The battle of PHAN vs. Phan centers on a new 7,700-square-foot house with towering, 100-year-old Sequoias out back.
But the fighting parties—the Parkrose Heights Association of Neighbors and Rev. Van Phan—aren't family. They're neighbors in Northeast Portland. And the enormous two-story "house" in question isn't a home, at least not according to Phan's neighbors anyway.
They say it's actually a Lutheran church operating illegally under the City of Portland's zoning code, which doesn't allow churches in residential zones without a special review to address parking and other safety concerns.
Although this house never got that review, the building's owner says it doesn't matter because his home isn't a church. He says he has a large extended family (61 members) and that he just wants to worship with them in peace. "I thought I can use my house for my faith and my culture," he wrote in a Jan. 21 email to the City of Portland.
Seven months later the building on Northeast 102nd Avenue has become a point of contention in a neighborhood debate about the city agency responsible for policing new construction, the Bureau of Development Services. Neighbors say BDS has abdicated its power when it comes to enforcing parts of the zoning codes. The results of that weakness are particularly stark in East Portland, where development pressures are shifting along with changing demographics, another neighbor says.
"The rules have not caught up with society," says Bonny McKnight, a longtime neighborhood activist who, in 2004, ran against Commissioner Randy Leonard, who now oversees BDS.
In this case, the Parkrose Heights Association of Neighbors represents a middle-class neighborhood in outer Northeast Portland. And the Rev. Van Phan is a 71-year-old immigrant from Vietnam who is also an associate pastor of Holy Cross Lutheran Church elsewhere in East Portland.
In 2008, Phan's son An Phan, acting as a general contractor, tore down the single-story ranch house on his father's half-acre lot just south of Northeast Knott Street while his father lived in another home. He built a structure about four times bigger than the original dwelling. When a city inspector asked the son later why the home had a stage, he told them it was a "home theater" for his father, according to city records.

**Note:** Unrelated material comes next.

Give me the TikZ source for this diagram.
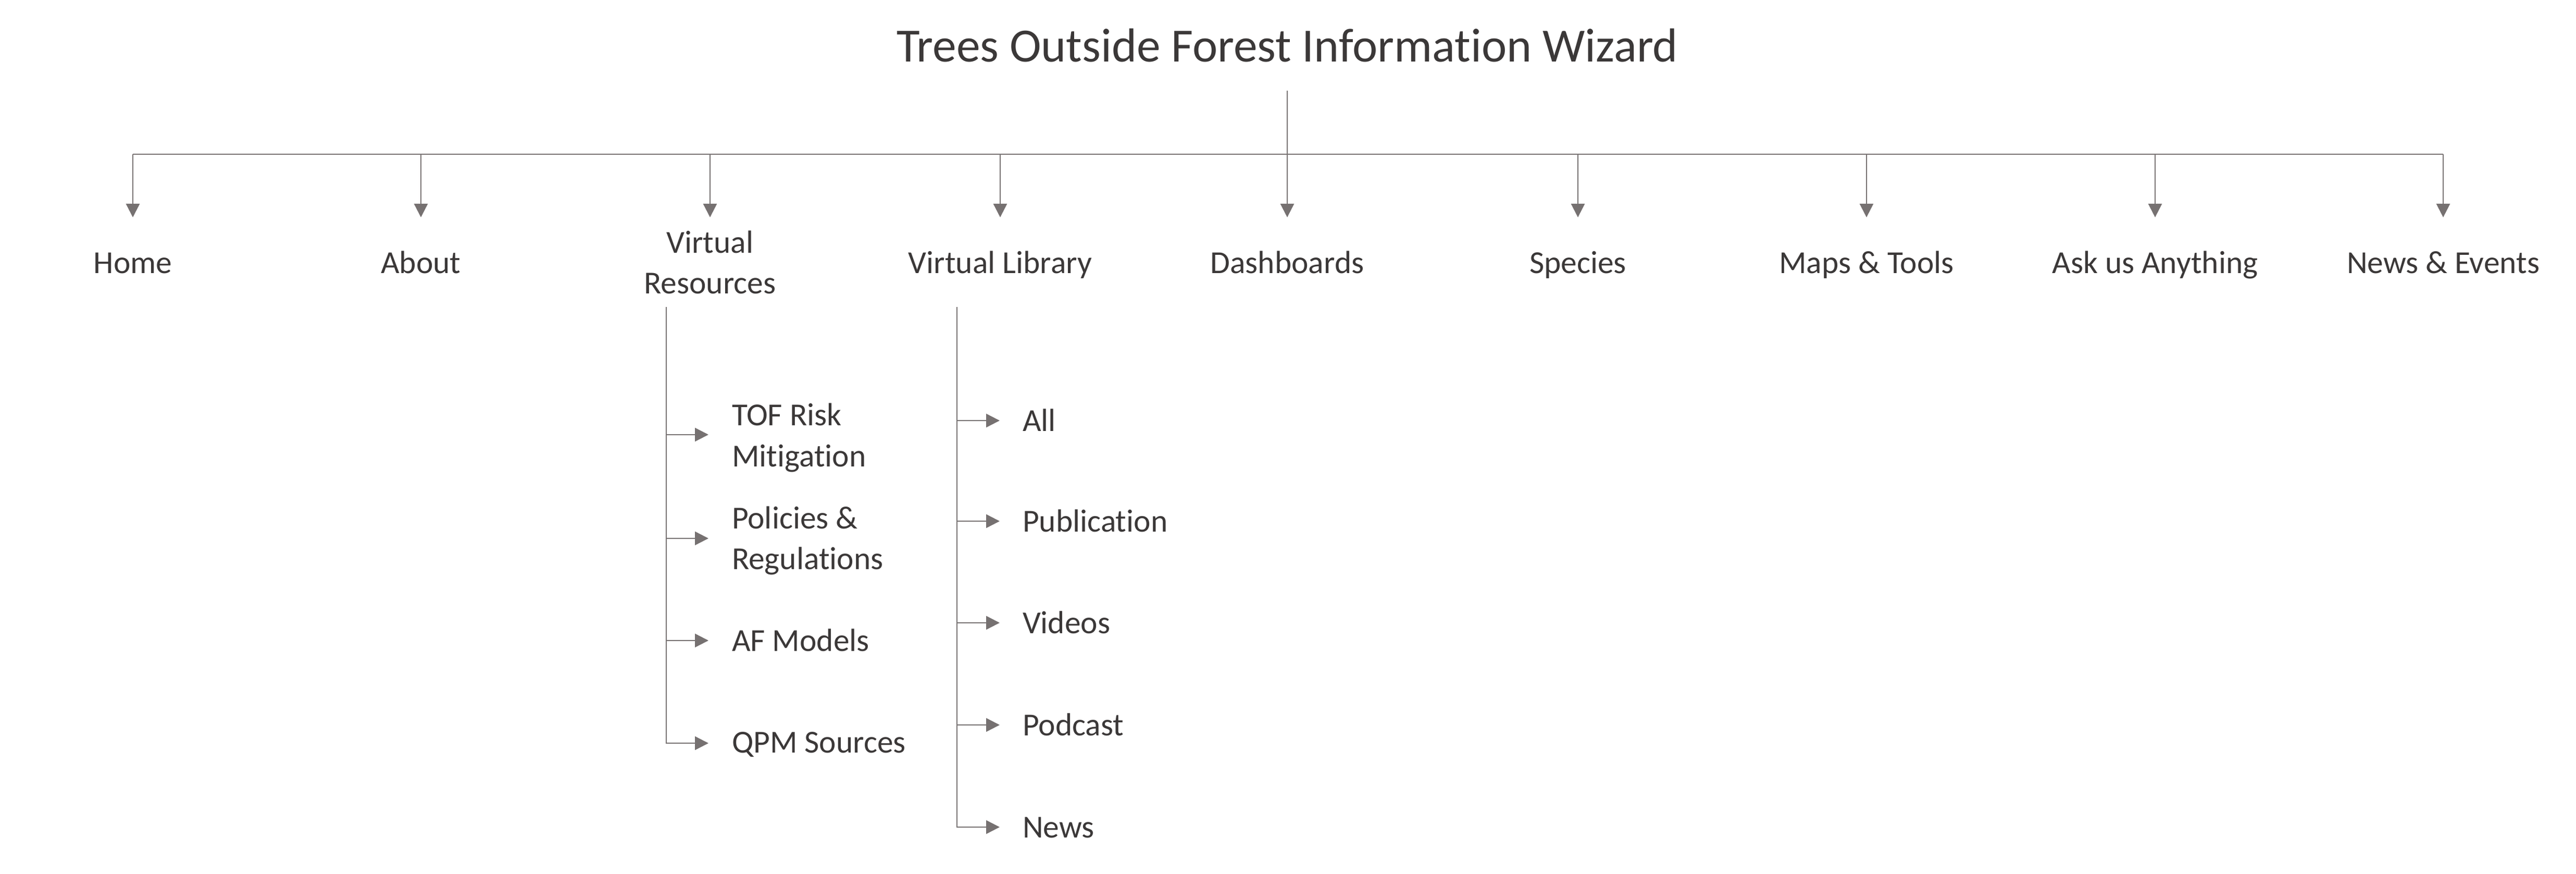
\documentclass[tikz,border=0pt]{standalone}
\usepackage{fontspec}
\setmainfont{Carlito}[Ligatures=NoCommon]
\usetikzlibrary{arrows.meta,calc}
\definecolor{txt}{HTML}{3B3838}
\definecolor{ln}{HTML}{767171}
\begin{document}
\begin{tikzpicture}[x=0.2pt,y=-0.2pt,
  lbl/.style={font=\fontsize{12.3}{15.6}\selectfont, text=txt, inner sep=0pt},
  ttl/.style={font=\fontsize{18.3}{22}\selectfont, text=txt, inner sep=0pt},
  conn/.style={draw=ln, line width=0.5pt},
  arr/.style={conn, -{Triangle[width=5.2pt,length=5.2pt]}}]
\useasboundingbox (0,0) rectangle (4945,1677);
% title
\node[ttl, anchor=base] (title) at (2471,119) {Trees Outside Forest Information Wizard};
\coordinate (ttop) at (2471,174);
\coordinate (hub) at (2471,296);
\coordinate (bl) at (255,296);
\coordinate (br) at (4690,296);
\coordinate (tip) at (0,417);
\draw[conn] (ttop) -- (hub);
\draw[conn] (bl) -- (br);
% top level
\node[lbl, anchor=base] (home) at (255,525) {Home};
\node[lbl, anchor=base] (about) at (808,525) {About};
\node[lbl, anchor=base] (vres) at (1363,564) {\begin{tabular}[b]{@{}c@{}}Virtual\\Resources\end{tabular}};
\node[lbl, anchor=base] (vlib) at (1920,525) {Virtual Library};
\node[lbl, anchor=base] (dash) at (2471,525) {Dashboards};
\node[lbl, anchor=base] (species) at (3029,525) {Species};
\node[lbl, anchor=base] (maps) at (3583,525) {Maps \& Tools};
\node[lbl, anchor=base] (ask) at (4137,525) {Ask us Anything};
\node[lbl, anchor=base] (news) at (4690,525) {News \& Events};
\foreach \n in {home,about,vres,vlib,dash,species,maps,ask,news}
  \draw[arr] (\n |- bl) -- (\n |- tip);
% Virtual Resources subtree
\coordinate (vrs) at (1279,589);
\coordinate (r1) at (1360,834);
\coordinate (r2) at (1360,1033);
\coordinate (r3) at (1360,1229);
\coordinate (r4) at (1360,1426);
\node[lbl, anchor=base west] (tof) at (1404,895) {\begin{tabular}[b]{@{}l@{}}TOF Risk\\Mitigation\end{tabular}};
\node[lbl, anchor=base west] (pol) at (1404,1092) {\begin{tabular}[b]{@{}l@{}}Policies \&\\Regulations\end{tabular}};
\node[lbl, anchor=base west] (afm) at (1404,1249) {AF Models};
\node[lbl, anchor=base west] (qpm) at (1404,1444) {QPM Sources};
\draw[arr] (vrs) -- (vrs |- r4) -- (r4);
\foreach \r in {r1,r2,r3}
  \draw[arr] (vrs |- \r) -- (\r);
% Virtual Library subtree
\coordinate (vls) at (1837,589);
\coordinate (l1) at (1919,807);
\coordinate (l2) at (1919,1000);
\coordinate (l3) at (1919,1195);
\coordinate (l4) at (1919,1391);
\coordinate (l5) at (1919,1587);
\node[lbl, anchor=base west] (all) at (1962,827) {All};
\node[lbl, anchor=base west] (pub) at (1962,1020) {Publication};
\node[lbl, anchor=base west] (vid) at (1962,1215) {Videos};
\node[lbl, anchor=base west] (pod) at (1962,1411) {Podcast};
\node[lbl, anchor=base west] (nws) at (1962,1607) {News};
\draw[arr] (vls) -- (vls |- l5) -- (l5);
\foreach \l in {l1,l2,l3,l4}
  \draw[arr] (vls |- \l) -- (\l);
\end{tikzpicture}
\end{document}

"We had an inclination that it sure looked like a funny house and it looked like it was intended as a church," says Mike Liefeld, a manager with BDS's neighborhood inspection division.
BDS, which is responsible for reviewing and approving construction plans, has cut inspectors and greatly reduced inspections since the recession started. But even with more resources, BDS would be limited in enforcing the zoning code after the Phans told inspectors they weren't building a church, Liefeld says. "It's very hard to prove what people are doing," he says.
Parkrose resident Pete Natwick isn't so convinced. Every Sunday at 11 am, dozens of cars fill the paved side and back yards surrounding the Phan home, which stands next to Natwick's 102-year-old former farmhouse. The cars spill over into the Phan home's front lawn. By 12:30 pm one recent Sunday, the cars were gone.
A 57-year-old contractor who installs window coverings, Natwick calls the house next door a "pimped-up horse barn" that appears from the outside to have a second-floor sanctuary for worship.
It's not the aesthetics that bug Natwick. It's his feeling that his neighbors have deceived the city and skirted a rule that would have required the Phans to seek a conditional land-use review if the property were legally a church.
Without that review, city officials can't insist the Phan family take mitigating steps like ensuring enough parking. The neighborhood association did request that the Phans not let people park on 102nd Avenue. The city also collected the license plate numbers of family members so they could check if only relatives parked at the home. But since BDS inspectors don't work on weekends, it's up to the neighbors to police the parking.
"What happens next?" Natwick asks. "If this can fly, anything can fly. Does that mean if I want to build a strip club over here and call it a house, I can do it?"
Neighbors first alerted BDS about the possibility of an illegal church in December, after the city had already raised and subsequently dismissed its suspicions.
With a fresh complaint in hand, however, the city investigated further and uncovered this winter what appeared to be new evidence that Phan may have intended to use the home as a church. That evidence was a church newsletter posted online. It announced the 102nd Avenue building's dedication as a "house church" on Nov. 28, 2009.
The son says the dispute is simply a miscommunication his family has worked to resolve. The building is not open to the public, he says, only to family and "special friends." (Multnomah County records show the Phans have not applied for tax-exempt status available to churches.) "It was not a dedication of a church because it's not a church," he says. "It was a commemorative event."